BY E.M. FORTIER
Los Alamos
Yesterday, I spoke to a friend who is a teacher in Los Alamos. She teaches some of our young students and, usually, the last day of school before winter break is a hugely celebrated day. It is the end of weeks worth of talking about gifts and traditions and trying to redirect and redirect and redirect attention from the wonders of the season back to school. Usually, it is a mix of melancholy having to be separated from such whimsy and a sigh of relief to have a break.
This year she said it was surreal – it was a feeling unlike any other. A semester ended, many employees will take vacation time, most parents are still scrambling to figure out how to pull it all together . . . But somehow tomorrow still looks like today. We are still trying to figure out what the last nine months did to us, how it changed us, how much we missed, how much we gained, how much we wish there was noise so that we could appreciate the silence.
I am reminded of a scene from my youth. A faithful follower of the school of thought that finals weeks were meant to be filled with late nights fueled by coffee and the companionship of whichever friends also enjoyed the frenzy of cramming; I was more than overjoyed each year when it was all over and my mother would arrive to drive me home for the next three weeks.

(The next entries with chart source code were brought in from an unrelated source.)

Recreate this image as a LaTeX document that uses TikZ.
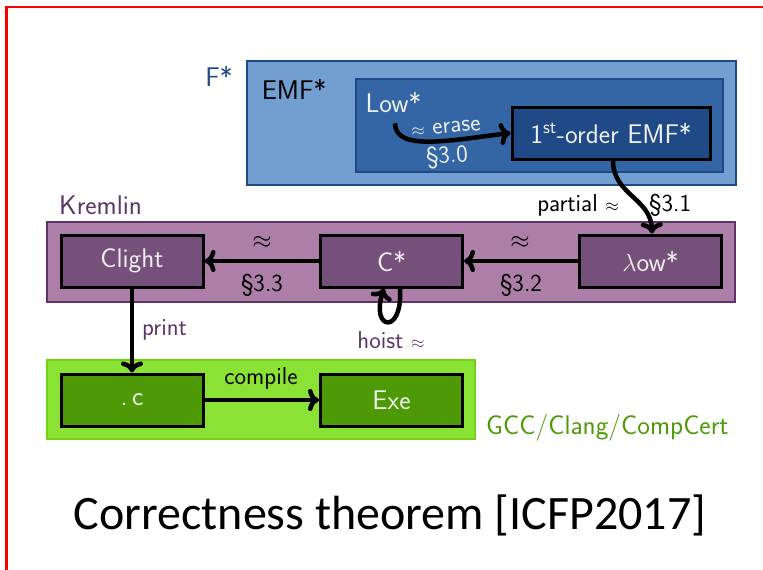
\documentclass[tikz,border=0pt]{standalone}
\usepackage{fontspec}
\newfontfamily\titlefont{Carlito}
\usetikzlibrary{arrows.meta}

% Tango palette
\definecolor{skyL}{HTML}{729FCF}
\definecolor{skyM}{HTML}{3465A4}
\definecolor{skyD}{HTML}{204A87}
\definecolor{plumL}{HTML}{AD7FA8}
\definecolor{plumM}{HTML}{75507B}
\definecolor{plumD}{HTML}{5C3566}
\definecolor{greenL}{HTML}{8AE234}
\definecolor{greenM}{HTML}{73D216}
\definecolor{greenD}{HTML}{4E9A06}
\definecolor{paleText}{HTML}{EEEEEC}
\definecolor{frameRed}{HTML}{FF0000}

\tikzset{
  bigtext/.style={font=\sffamily\fontsize{27}{32}\selectfont},
  smalltext/.style={font=\sffamily\fontsize{24.5}{29}\selectfont},
  region/.style={draw, line width=2.5pt, inner sep=0pt},
  stage/.style={draw=black, line width=3pt, minimum width=142pt,
    minimum height=52pt, inner sep=0pt, text=paleText, bigtext},
  conn/.style={line width=4.5pt, -{To[length=11pt,width=22pt]}},
}

\begin{document}
\begin{tikzpicture}[x=1pt,y=-1pt, every node/.style={inner sep=0pt}]
  \useasboundingbox (0,0) rectangle (763,570);

  % slide frame (only the top and left edges are on the page)
  \draw[frameRed, line width=2.2pt] (800,7) -- (6.5,7) -- (6.5,600);

  % ---- F* / EMF* ----
  \node[region, draw=skyD, fill=skyL, minimum width=489pt, minimum height=124pt]
    (fstar) at (491.5,123) {};
  \node[bigtext, text=skyD] (fstarlbl) at (219,76) {F*};
  \node[bigtext, text=black] (emflbl) at (294,89) {EMF*};
  \node[region, draw=skyD, fill=skyM, minimum width=367pt, minimum height=93pt]
    (emf) at (539.5,125.5) {};
  \node[bigtext, text=paleText] (low) at (393.5,102) {Low*};
  \node[stage, fill=skyD, minimum width=198pt] (first) at (611,133)
    {1\textsuperscript{st}-order EMF*};

  % ---- Kremlin ----
  \node[bigtext, text=plumD, anchor=west] (kremlinlbl) at (59,205) {Kremlin};
  \node[region, draw=plumD, fill=plumL, minimum width=688pt, minimum height=80pt]
    (kremlin) at (391,262) {};
  \node[stage, fill=plumM] (clight) at (132,261) {Clight};
  \node[stage, fill=plumM] (cstar) at (391.5,261) {C*};
  \node[stage, fill=plumM] (lowstar) at (650.5,261) {$\lambda$ow*};

  % ---- C compilers ----
  \node[region, draw=greenM, fill=greenL, minimum width=428pt, minimum height=79pt]
    (gcc) at (261,399.5) {};
  \node[stage, fill=greenD] (dotc) at (132,400) {.\,c};
  \node[stage, fill=greenD] (exe) at (391.5,400) {Exe};
  \node[bigtext, text=greenD, anchor=west] (gcclbl) at (486,428) {GCC/Clang/CompCert};

  % ---- translations ----
  \draw[conn] ([xshift=1.5pt,yshift=-11pt]low.south)
    .. controls (395,152) and (452,140) .. (first.west);
  \node[smalltext, text=paleText, rotate=5] (eraselbl) at (446,128)
    {$\scriptstyle\approx$ erase};
  \node[smalltext, text=paleText, rotate=4] (s30) at (447,157) {\S3.0};

  \draw[conn] ([xshift=2pt]first.south)
    .. controls (613,195) and (651,198) .. ([xshift=1.5pt]lowstar.north);
  \node[smalltext, anchor=east] (partiallbl) at (619,205) {partial $\scriptstyle\approx$};
  \node[smalltext, anchor=west] (s31) at (649,205) {\S3.1};

  \draw[conn] (lowstar) -- (cstar);
  \node[smalltext] (approxB) at (520,242) {$\approx$};
  \node[smalltext] (s32) at (521,285) {\S3.2};

  \draw[conn] (cstar) -- (clight);
  \node[smalltext] (approxA) at (262,242) {$\approx$};
  \node[smalltext] (s33) at (262,285) {\S3.3};

  \draw[conn] ([xshift=8.5pt]cstar.south)
    .. controls (403,336) and (370,330) .. ([xshift=-7.5pt]cstar.south);
  \node[smalltext, text=plumD] (hoistlbl) at (391,340) {hoist $\scriptstyle\approx$};

  \draw[conn] (clight) -- (dotc);
  \node[smalltext, text=plumD, anchor=west] (printlbl) at (142,330) {print};

  \draw[conn] (dotc) -- (exe);
  \node[smalltext] (compilelbl) at (261,378) {compile};

  % ---- caption ----
  \node[font=\titlefont\fontsize{48}{57}\selectfont] (title) at (390,515)
    {Correctness theorem [ICFP2017]};
\end{tikzpicture}
\end{document}
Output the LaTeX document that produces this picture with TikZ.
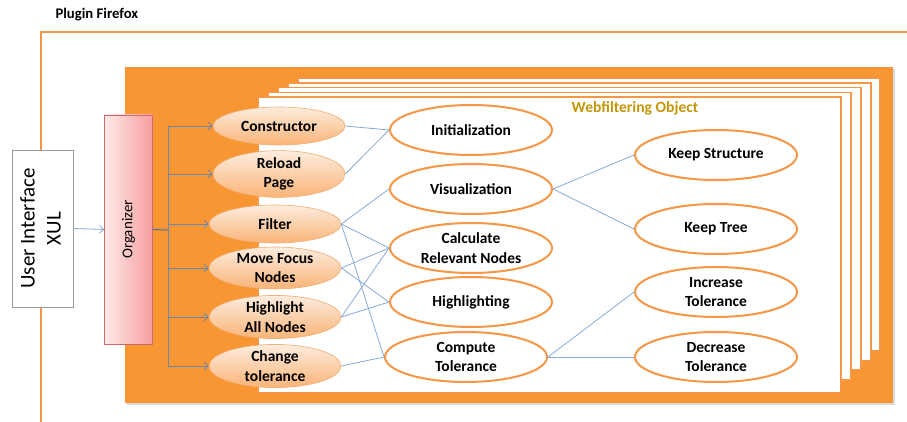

There is a memory from one such finals week – almost a sensation where I can still feel the snow falling on me, almost see the lights piercing the darkness, almost hear the sounds of pure Christmas joy, peace & love. I went to college at a Catholic university built in the midst of the beauty of the farmland and lakes of the Midwest; it was one of the more idyllic places of my life. I had left my last final of the semester late in the evening. There was a steady snow falling all around me; only visible in the lampposts’ lights but cold and refreshing on my face. I was so relieved to be done and I began to whistle a happy tune. I stopped whistling as I quickened my pace to catch the shuttle back to my apartment and, out of the silence & darkness, a reply tune was whistled back.
I wish for all of you that sort of holiday season – one where we all realize we are one in heart and soul, where we see the beauty in everyday things, where we touch others’ hearts with our love regardless of our ability to give material goods or to be physically seen, where we can whistle back our own personal tune in response to and in harmony of others’ tunes.